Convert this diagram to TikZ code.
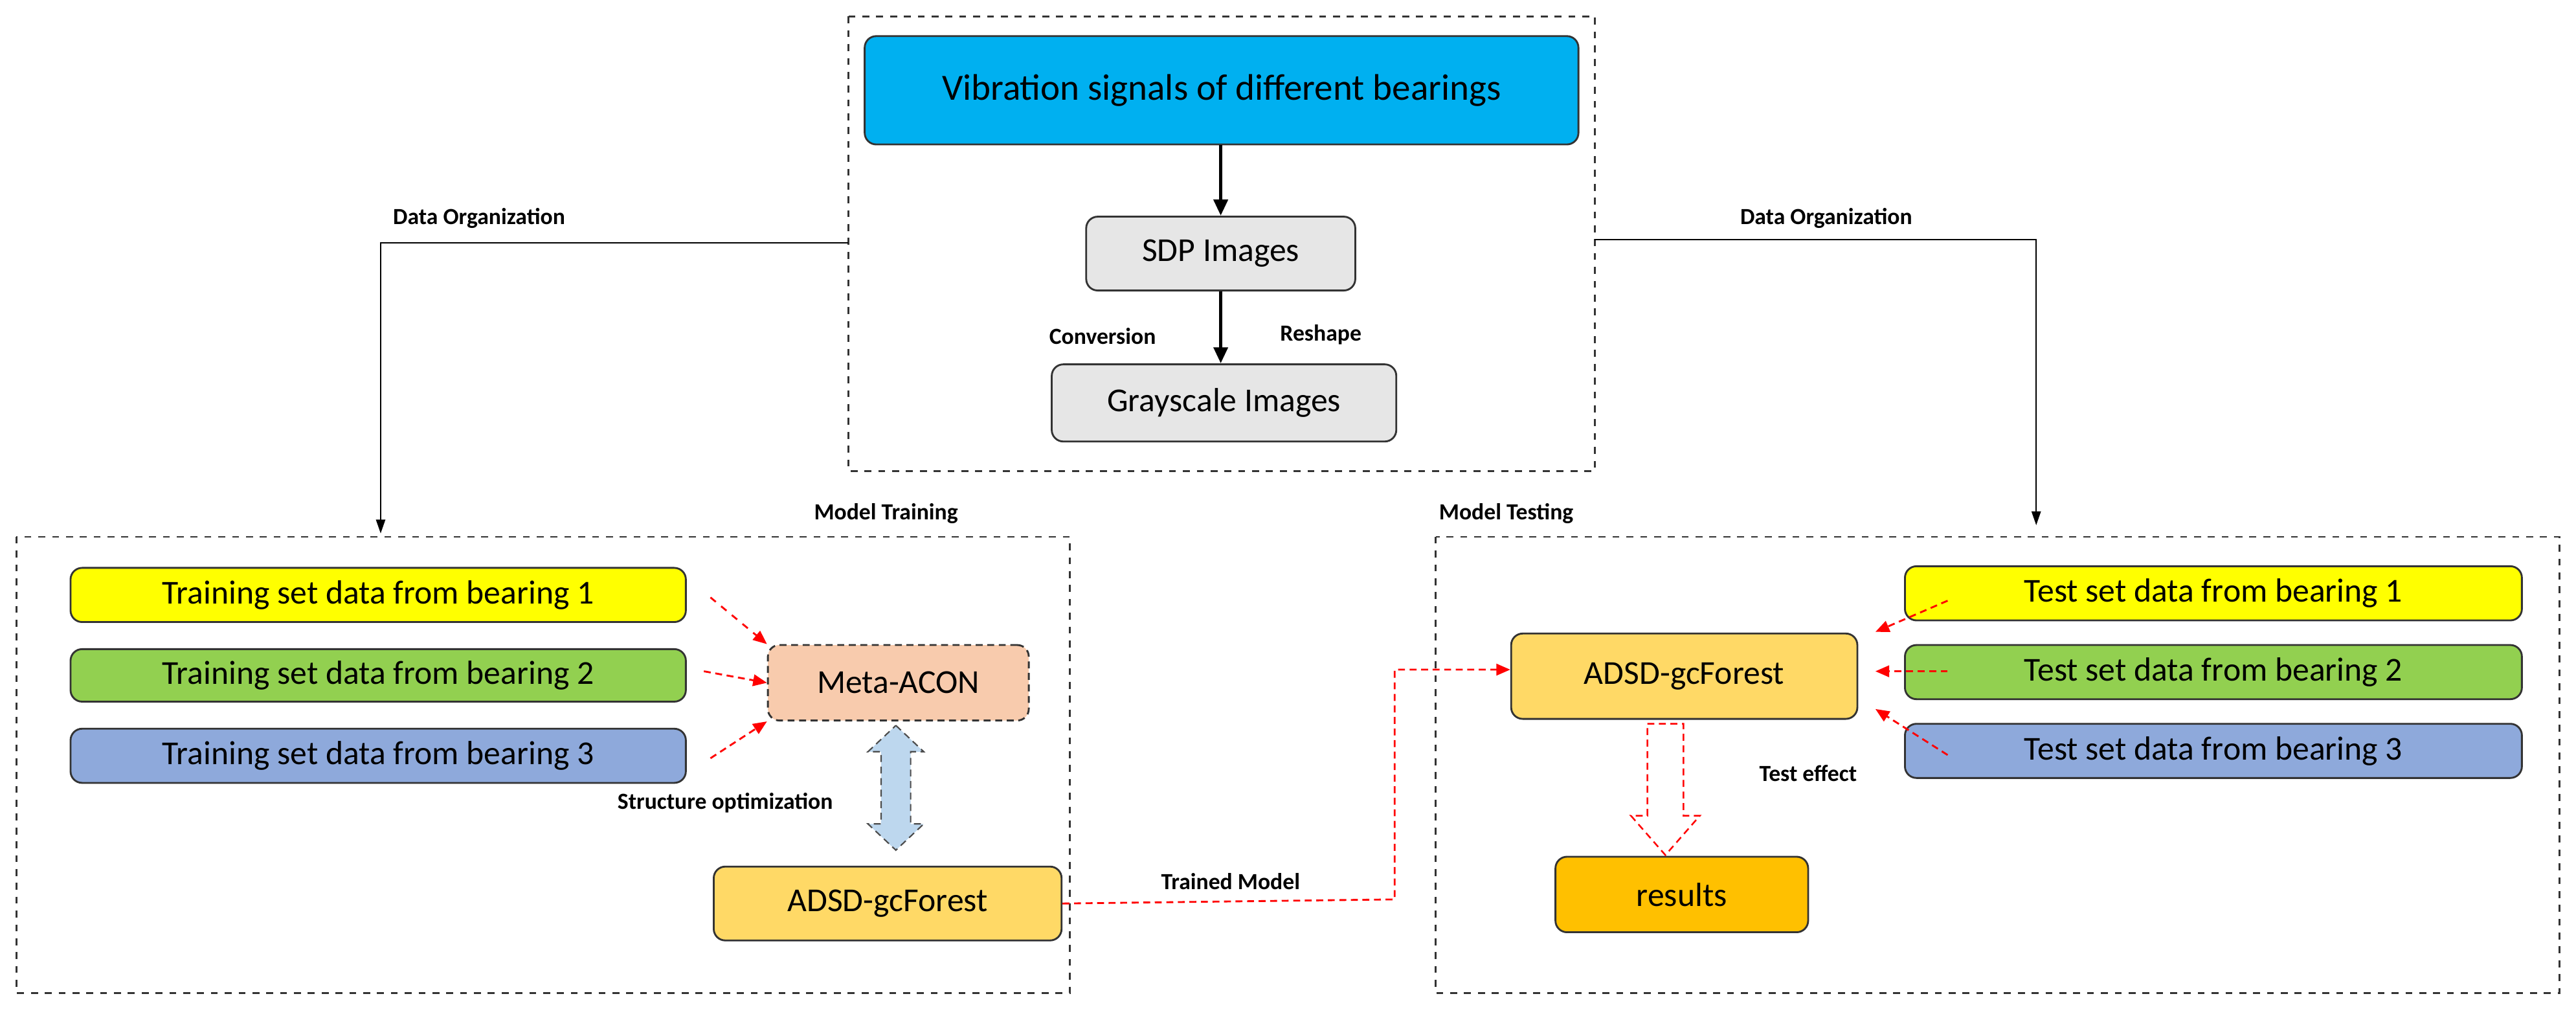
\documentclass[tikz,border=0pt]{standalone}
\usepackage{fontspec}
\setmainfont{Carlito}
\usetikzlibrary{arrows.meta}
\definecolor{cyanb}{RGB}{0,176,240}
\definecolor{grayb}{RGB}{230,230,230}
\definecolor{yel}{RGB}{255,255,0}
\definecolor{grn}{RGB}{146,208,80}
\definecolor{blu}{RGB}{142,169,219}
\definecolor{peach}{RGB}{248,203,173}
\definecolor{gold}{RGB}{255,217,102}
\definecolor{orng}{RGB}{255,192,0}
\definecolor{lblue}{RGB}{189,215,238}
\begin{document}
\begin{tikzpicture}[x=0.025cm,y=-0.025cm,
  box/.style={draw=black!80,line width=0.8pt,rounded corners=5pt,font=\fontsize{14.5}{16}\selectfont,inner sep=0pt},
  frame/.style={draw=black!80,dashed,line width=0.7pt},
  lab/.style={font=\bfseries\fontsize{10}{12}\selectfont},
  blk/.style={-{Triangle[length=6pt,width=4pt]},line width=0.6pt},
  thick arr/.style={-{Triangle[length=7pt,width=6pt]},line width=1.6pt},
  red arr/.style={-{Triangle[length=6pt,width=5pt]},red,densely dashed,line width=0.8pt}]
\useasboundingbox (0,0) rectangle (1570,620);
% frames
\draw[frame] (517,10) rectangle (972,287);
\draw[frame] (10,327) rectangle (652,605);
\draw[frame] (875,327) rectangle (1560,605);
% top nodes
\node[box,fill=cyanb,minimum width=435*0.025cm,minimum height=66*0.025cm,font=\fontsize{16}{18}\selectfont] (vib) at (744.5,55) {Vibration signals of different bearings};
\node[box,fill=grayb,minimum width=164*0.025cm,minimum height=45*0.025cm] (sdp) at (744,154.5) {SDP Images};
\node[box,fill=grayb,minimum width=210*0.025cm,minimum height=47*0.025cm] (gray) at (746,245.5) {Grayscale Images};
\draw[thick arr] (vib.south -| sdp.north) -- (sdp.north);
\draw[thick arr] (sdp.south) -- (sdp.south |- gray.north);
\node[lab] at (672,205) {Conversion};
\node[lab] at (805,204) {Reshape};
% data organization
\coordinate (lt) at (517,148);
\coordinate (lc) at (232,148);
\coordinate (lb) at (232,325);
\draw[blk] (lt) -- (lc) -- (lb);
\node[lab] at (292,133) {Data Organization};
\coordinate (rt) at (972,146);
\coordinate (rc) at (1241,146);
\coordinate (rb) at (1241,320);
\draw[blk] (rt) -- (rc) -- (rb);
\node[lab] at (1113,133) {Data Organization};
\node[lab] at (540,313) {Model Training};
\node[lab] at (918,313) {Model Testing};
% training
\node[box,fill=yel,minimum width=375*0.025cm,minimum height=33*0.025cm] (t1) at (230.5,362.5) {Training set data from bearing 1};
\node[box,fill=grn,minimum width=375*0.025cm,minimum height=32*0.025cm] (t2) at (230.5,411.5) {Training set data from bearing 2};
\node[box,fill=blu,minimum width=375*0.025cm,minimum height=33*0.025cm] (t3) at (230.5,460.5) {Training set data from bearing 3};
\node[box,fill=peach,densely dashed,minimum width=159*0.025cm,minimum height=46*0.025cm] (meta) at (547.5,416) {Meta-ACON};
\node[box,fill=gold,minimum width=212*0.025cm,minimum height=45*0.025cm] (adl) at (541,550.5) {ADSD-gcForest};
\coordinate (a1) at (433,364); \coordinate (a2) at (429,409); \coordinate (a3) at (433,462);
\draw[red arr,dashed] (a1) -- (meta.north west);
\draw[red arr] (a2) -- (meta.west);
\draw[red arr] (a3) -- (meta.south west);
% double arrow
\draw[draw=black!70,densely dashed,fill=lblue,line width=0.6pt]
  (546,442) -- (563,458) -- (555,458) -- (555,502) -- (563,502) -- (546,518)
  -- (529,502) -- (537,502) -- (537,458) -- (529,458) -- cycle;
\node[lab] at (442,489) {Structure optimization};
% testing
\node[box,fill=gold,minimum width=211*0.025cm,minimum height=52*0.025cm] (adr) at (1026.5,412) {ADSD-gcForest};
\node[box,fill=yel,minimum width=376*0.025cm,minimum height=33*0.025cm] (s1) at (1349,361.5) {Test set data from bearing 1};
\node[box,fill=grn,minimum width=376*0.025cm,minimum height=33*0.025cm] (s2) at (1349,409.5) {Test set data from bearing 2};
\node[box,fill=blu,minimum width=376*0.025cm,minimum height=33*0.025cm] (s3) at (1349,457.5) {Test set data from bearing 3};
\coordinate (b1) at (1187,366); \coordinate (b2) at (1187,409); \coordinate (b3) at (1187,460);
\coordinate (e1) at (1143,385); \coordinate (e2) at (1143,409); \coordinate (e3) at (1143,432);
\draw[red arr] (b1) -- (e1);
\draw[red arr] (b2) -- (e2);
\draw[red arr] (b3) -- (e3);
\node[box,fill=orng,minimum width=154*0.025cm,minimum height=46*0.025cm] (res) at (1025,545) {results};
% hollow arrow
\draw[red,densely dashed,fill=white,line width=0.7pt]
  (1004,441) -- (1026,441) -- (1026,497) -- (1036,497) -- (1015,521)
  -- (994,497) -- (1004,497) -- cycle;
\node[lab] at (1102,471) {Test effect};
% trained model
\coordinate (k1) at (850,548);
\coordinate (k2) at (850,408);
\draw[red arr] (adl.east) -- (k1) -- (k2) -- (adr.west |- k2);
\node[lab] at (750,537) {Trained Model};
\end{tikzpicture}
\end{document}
_____
WHAT THE EXERCISE ASKS → The pictures should not be reproduced; quote all of the other material exactly.

SOLUTION FOR THIS PROBLEM →
Convert this diagram to TikZ code.
\documentclass[tikz,border=0pt]{standalone}
\usepackage{fontspec}
\setmainfont{Carlito}
\usetikzlibrary{arrows.meta}
\definecolor{cyanb}{RGB}{0,176,240}
\definecolor{grayb}{RGB}{230,230,230}
\definecolor{yel}{RGB}{255,255,0}
\definecolor{grn}{RGB}{146,208,80}
\definecolor{blu}{RGB}{142,169,219}
\definecolor{peach}{RGB}{248,203,173}
\definecolor{gold}{RGB}{255,217,102}
\definecolor{orng}{RGB}{255,192,0}
\definecolor{lblue}{RGB}{189,215,238}
\begin{document}
\begin{tikzpicture}[x=0.025cm,y=-0.025cm,
  box/.style={draw=black!80,line width=0.8pt,rounded corners=5pt,font=\fontsize{14.5}{16}\selectfont,inner sep=0pt},
  frame/.style={draw=black!80,dashed,line width=0.7pt},
  lab/.style={font=\bfseries\fontsize{10}{12}\selectfont},
  blk/.style={-{Triangle[length=6pt,width=4pt]},line width=0.6pt},
  thick arr/.style={-{Triangle[length=7pt,width=6pt]},line width=1.6pt},
  red arr/.style={-{Triangle[length=6pt,width=5pt]},red,densely dashed,line width=0.8pt}]
\useasboundingbox (0,0) rectangle (1570,620);
% frames
\draw[frame] (517,10) rectangle (972,287);
\draw[frame] (10,327) rectangle (652,605);
\draw[frame] (875,327) rectangle (1560,605);
% top nodes
\node[box,fill=cyanb,minimum width=435*0.025cm,minimum height=66*0.025cm,font=\fontsize{16}{18}\selectfont] (vib) at (744.5,55) {Vibration signals of different bearings};
\node[box,fill=grayb,minimum width=164*0.025cm,minimum height=45*0.025cm] (sdp) at (744,154.5) {SDP Images};
\node[box,fill=grayb,minimum width=210*0.025cm,minimum height=47*0.025cm] (gray) at (746,245.5) {Grayscale Images};
\draw[thick arr] (vib.south -| sdp.north) -- (sdp.north);
\draw[thick arr] (sdp.south) -- (sdp.south |- gray.north);
\node[lab] at (672,205) {Conversion};
\node[lab] at (805,204) {Reshape};
% data organization
\coordinate (lt) at (517,148);
\coordinate (lc) at (232,148);
\coordinate (lb) at (232,325);
\draw[blk] (lt) -- (lc) -- (lb);
\node[lab] at (292,133) {Data Organization};
\coordinate (rt) at (972,146);
\coordinate (rc) at (1241,146);
\coordinate (rb) at (1241,320);
\draw[blk] (rt) -- (rc) -- (rb);
\node[lab] at (1113,133) {Data Organization};
\node[lab] at (540,313) {Model Training};
\node[lab] at (918,313) {Model Testing};
% training
\node[box,fill=yel,minimum width=375*0.025cm,minimum height=33*0.025cm] (t1) at (230.5,362.5) {Training set data from bearing 1};
\node[box,fill=grn,minimum width=375*0.025cm,minimum height=32*0.025cm] (t2) at (230.5,411.5) {Training set data from bearing 2};
\node[box,fill=blu,minimum width=375*0.025cm,minimum height=33*0.025cm] (t3) at (230.5,460.5) {Training set data from bearing 3};
\node[box,fill=peach,densely dashed,minimum width=159*0.025cm,minimum height=46*0.025cm] (meta) at (547.5,416) {Meta-ACON};
\node[box,fill=gold,minimum width=212*0.025cm,minimum height=45*0.025cm] (adl) at (541,550.5) {ADSD-gcForest};
\coordinate (a1) at (433,364); \coordinate (a2) at (429,409); \coordinate (a3) at (433,462);
\draw[red arr,dashed] (a1) -- (meta.north west);
\draw[red arr] (a2) -- (meta.west);
\draw[red arr] (a3) -- (meta.south west);
% double arrow
\draw[draw=black!70,densely dashed,fill=lblue,line width=0.6pt]
  (546,442) -- (563,458) -- (555,458) -- (555,502) -- (563,502) -- (546,518)
  -- (529,502) -- (537,502) -- (537,458) -- (529,458) -- cycle;
\node[lab] at (442,489) {Structure optimization};
% testing
\node[box,fill=gold,minimum width=211*0.025cm,minimum height=52*0.025cm] (adr) at (1026.5,412) {ADSD-gcForest};
\node[box,fill=yel,minimum width=376*0.025cm,minimum height=33*0.025cm] (s1) at (1349,361.5) {Test set data from bearing 1};
\node[box,fill=grn,minimum width=376*0.025cm,minimum height=33*0.025cm] (s2) at (1349,409.5) {Test set data from bearing 2};
\node[box,fill=blu,minimum width=376*0.025cm,minimum height=33*0.025cm] (s3) at (1349,457.5) {Test set data from bearing 3};
\coordinate (b1) at (1187,366); \coordinate (b2) at (1187,409); \coordinate (b3) at (1187,460);
\coordinate (e1) at (1143,385); \coordinate (e2) at (1143,409); \coordinate (e3) at (1143,432);
\draw[red arr] (b1) -- (e1);
\draw[red arr] (b2) -- (e2);
\draw[red arr] (b3) -- (e3);
\node[box,fill=orng,minimum width=154*0.025cm,minimum height=46*0.025cm] (res) at (1025,545) {results};
% hollow arrow
\draw[red,densely dashed,fill=white,line width=0.7pt]
  (1004,441) -- (1026,441) -- (1026,497) -- (1036,497) -- (1015,521)
  -- (994,497) -- (1004,497) -- cycle;
\node[lab] at (1102,471) {Test effect};
% trained model
\coordinate (k1) at (850,548);
\coordinate (k2) at (850,408);
\draw[red arr] (adl.east) -- (k1) -- (k2) -- (adr.west |- k2);
\node[lab] at (750,537) {Trained Model};
\end{tikzpicture}
\end{document}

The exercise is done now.